Tem uma performance tão propositadamente engessada na sua tensão interna de atores, situações e fotografia, que no extremo soa como o mais natural dos filmes. Cinema “natural”, pra quem não lembra, é como eram chamados os primeiros documentários nos primórdios dessa arte-indústria. O que não era natural era ficção: e os planos dos camponeses, possivelmente reais, enxertados ao longo do filme de Leon Hirszman fecham essa conexão entre real, encenado, artificial e natural.

Não há nada mais natural do que o fictício Paulo Honório debruçado na sua mesa tosca, braços semicruzados e olhar fixo na câmera – ou seja, no espectador inquirido pelo ator. Ali há um momento de intersecção de todas as variáveis deste nosso cinema tão variado, rico, pobre e conflituado: Othon Bastos está olhando pra você e lhe contando mentalmente suas tormentas internas, admitindo que o que mais lhe dói não é saber que errou com Madalena, com os empregados e com os homens que matou. O que mais lhe dói é saber que, tendo nova oportunidade, faria tudo de novo, igualzinho.

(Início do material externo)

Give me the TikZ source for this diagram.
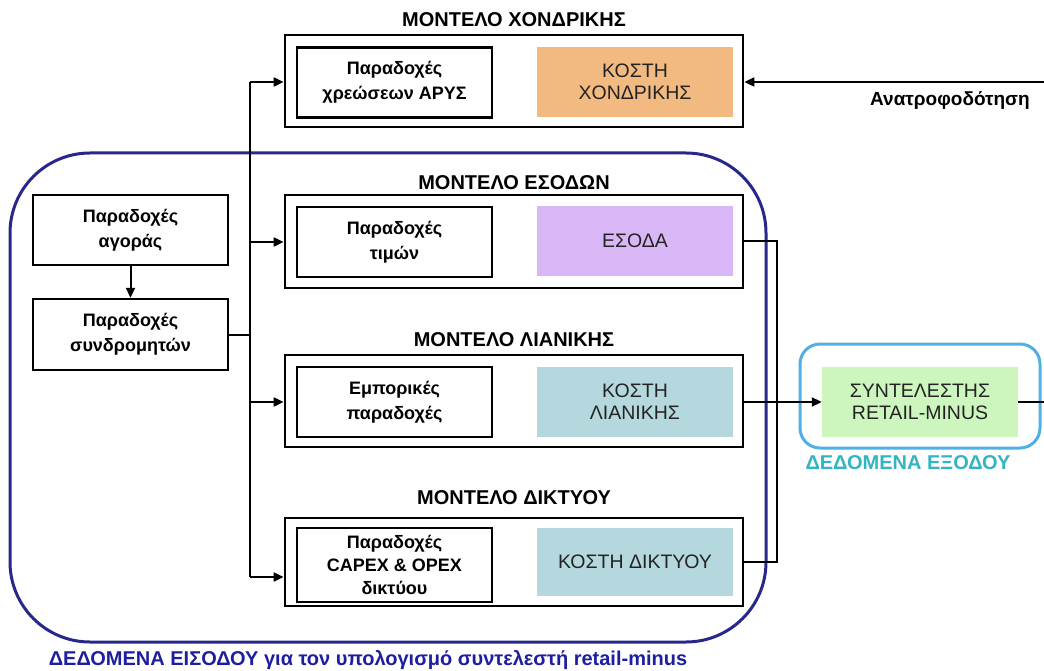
\documentclass[tikz,border=0pt]{standalone}
\usepackage{fontspec}
\setmainfont{Liberation Sans}
\usetikzlibrary{arrows.meta}
\definecolor{corange}{RGB}{242,186,128}
\definecolor{cpurple}{RGB}{217,182,246}
\definecolor{cteal}{RGB}{180,216,221}
\definecolor{cgreen}{RGB}{204,246,190}
\definecolor{cnavy}{RGB}{40,40,140}
\definecolor{cblue}{RGB}{80,176,230}
\definecolor{ctealtext}{RGB}{50,180,195}
\definecolor{cbottom}{RGB}{30,30,160}
\definecolor{ctext}{RGB}{35,35,35}
\tikzset{
  model/.style={draw=black, line width=2.8pt, minimum width=458pt, inner sep=0pt},
  assume/.style={draw=black, line width=2.4pt, fill=white, minimum width=195pt, minimum height=70pt, align=center, font=\fontsize{18}{25}\selectfont\bfseries, inner sep=0pt},
  cost/.style={minimum width=196pt, minimum height=70pt, align=center, text=ctext, font=\fontsize{19.5}{22}\selectfont, inner sep=0pt},
  mtitle/.style={font=\fontsize{20}{22}\selectfont\bfseries},
  arr/.style={line width=2pt, -{Triangle[length=10pt,width=9pt]}},
  ln/.style={line width=2pt}
}
\begin{document}
\begin{tikzpicture}[x=1pt,y=-1pt]
\useasboundingbox (0,0) rectangle (1044,671);
% big input region
\draw[cnavy, line width=3pt, rounded corners=80pt] (10,153) rectangle (766,642);
\node[font=\fontsize{20}{22}\selectfont\bfseries, text=cbottom] (inlabel) at (368,660) {ΔΕΔΟΜΕΝΑ ΕΙΣΟΔΟΥ για τον υπολογισμό συντελεστή retail-minus};
% output region
\draw[cblue, line width=3pt, rounded corners=20pt] (800,344) rectangle (1040,448);
\node[font=\fontsize{20}{22}\selectfont\bfseries, text=ctealtext] (outlabel) at (908,463) {ΔΕΔΟΜΕΝΑ ΕΞΟΔΟΥ};
% models
\node[mtitle] (t1) at (514,20) {ΜΟΝΤΕΛΟ ΧΟΝΔΡΙΚΗΣ};
\node[model, minimum height=92pt] (m1) at (514,81) {};
\node[assume] (a1) at (394.5,82.5) {Παραδοχές\\χρεώσεων ΑΡΥΣ};
\node[cost, fill=corange] (c1) at (635,82) {ΚΟΣΤΗ\\ΧΟΝΔΡΙΚΗΣ};

\node[mtitle] (t2) at (514,183) {ΜΟΝΤΕΛΟ ΕΣΟΔΩΝ};
\node[model, minimum height=93pt] (m2) at (514,241.5) {};
\node[assume] (a2) at (394.5,242) {Παραδοχές\\τιμών};
\node[cost, fill=cpurple] (c2) at (635,241) {ΕΣΟΔΑ};

\node[mtitle] (t3) at (514,340) {ΜΟΝΤΕΛΟ ΛΙΑΝΙΚΗΣ};
\node[model, minimum height=92pt] (m3) at (514,401) {};
\node[assume] (a3) at (394.5,402) {Εμπορικές\\παραδοχές};
\node[cost, fill=cteal] (c3) at (635,402) {ΚΟΣΤΗ\\ΛΙΑΝΙΚΗΣ};

\node[mtitle] (t4) at (514,498) {ΜΟΝΤΕΛΟ ΔΙΚΤΥΟΥ};
\node[model, minimum height=88pt] (m4) at (514,562) {};
\node[assume, minimum height=74pt, font=\fontsize{18}{23}\selectfont\bfseries] (a4) at (394.5,565) {Παραδοχές\\CAPEX \& OPEX\\δικτύου};
\node[cost, fill=cteal, minimum height=68pt] (c4) at (635,562) {ΚΟΣΤΗ ΔΙΚΤΥΟΥ};

% left input boxes
\node[assume] (l1) at (130.5,230) {Παραδοχές\\αγοράς};
\node[assume, minimum height=71pt] (l2) at (130.5,334.5) {Παραδοχές\\συνδρομητών};
\draw[arr] (l1) -- (l2);

% bus
\coordinate (btop) at (250,82);
\coordinate (bmid) at (250,334.5);
\coordinate (bb) at (250,242);
\coordinate (bc) at (250,402);
\coordinate (bbot) at (250,577);
\draw[ln] (l2.east) -- (bmid);
\draw[ln] (btop) -- (bbot);
\draw[arr] (btop) -- (btop -| m1.west);
\draw[arr] (bb) -- (bb -| m2.west);
\draw[arr] (bc) -- (bc -| m3.west);
\draw[arr] (bbot) -- (bbot -| m4.west);

% feedback
\coordinate (fb) at (1044,82);
\draw[arr] (fb) -- (fb -| m1.east);
\node[font=\fontsize{19}{21}\selectfont\bfseries] (fblabel) at (950,100) {Ανατροφοδότηση};

% output
\node[cost, fill=cgreen] (res) at (920,402) {ΣΥΝΤΕΛΕΣΤΗΣ\\RETAIL-MINUS};
\coordinate (o2) at (777,241);
\coordinate (o4) at (777,562);
\coordinate (oend) at (1044,402);
\draw[ln] (m2.east |- o2) -- (o2) -- (o4) -- (m4.east |- o4);
\draw[arr] (m3.east |- res) -- (res.west);
\draw[ln] (res.east) -- (oend);
\end{tikzpicture}
\end{document}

O que mais incomoda essa criação suprema de Graciliano Ramos é saber que, por mais que queira, ele é incapaz de mudar. É a fala-síntese de um país filmado por meio de um seu personagem. É ficção e é natural. O que mais me dói é que não sou capaz de mudar. Aí estava, no contexto da época, um slogan brasileiro que o tempo, finalmente, vem tratando de corrigir. Assim como uma terra em transe infrutífero, como um terreiro habitando tanto por um Deus miserável quanto por um Diabo em farrapos, também fomos aquela São Bernardo condenada pelo obsessão de possuir terras, animais e pessoas.

Eis porque, desde as 23h de ontem, quando pra relaxar do trabalho tirei meias e calçados e botei o DVD no aparelho pra rodar, quando me perguntarem agora qual o grande filme brasileiro, encontrar-me-ei mesocliticamente em palpos de aranha indecisa. Mas nada como encontrar um novo marco cultural aos 45 do segundo tempo.